The legal risks connected with the player’s liability, although potential broad, are relatively easy to identify and do not raise major doubts. The issue of the liability of the producer of the app is much more controversial. Doubts from the perspective of copyright law are raised by Pokémon Go’s use of architectural objects as locations for PokéStops and PokéGyms. Pictures of the structures are displayed for the player together with information about the landmark or site. It may be wondered what significance under copyright law there could be in introducing certain computer elements into the field of view and then superimposing and aligning them on works protected by copyright.

On top of this, there is the issue of the personal data gathered in connection with use of the app. The app collects data, including location data. There is already an increased risk connected with protection of such data and its unauthorised use not only by advertisers, but also by criminals, ISIS (e.g. tracking the route taken by potential victims, or locations where military units are posted) or cyber stalkers (login data, passwords). The same applies to infringement of privacy in connection with potential access to the player’s contact data or multimedia.

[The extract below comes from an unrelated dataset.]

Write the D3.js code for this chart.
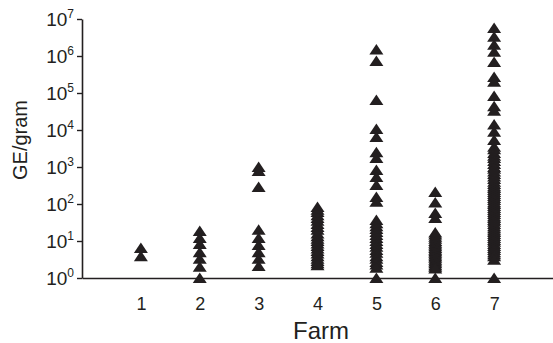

The fact that the game uses augmented reality raises questions about the liability of the game’s creators for very real injuries suffered by the player while trying to capture Pokémons—from sunburn to trip and fall or getting run over by a car. It should also be considered whether under Polish law the game’s creators could be liable for locating PokéGyms in houses of worship or on private land. Indeed, a lawsuit has already been filed in the US. The plaintiff alleged trespassing on his property, claiming that the producers must obtain permission to locate a PokéStop or PokéGym on the property.

Even if Pokémon mania burns out quickly, augmented reality will be put to various uses, not just games, although at first that will probably be the most popular use for AR (the Russians have already created their answer to Pokémon Go, featuring Ivan the Terrible and Napoleon). AR also has other applications; for example, it has been used for several years in the production of car windshields. So the potential issues connected with this technology may be numerous.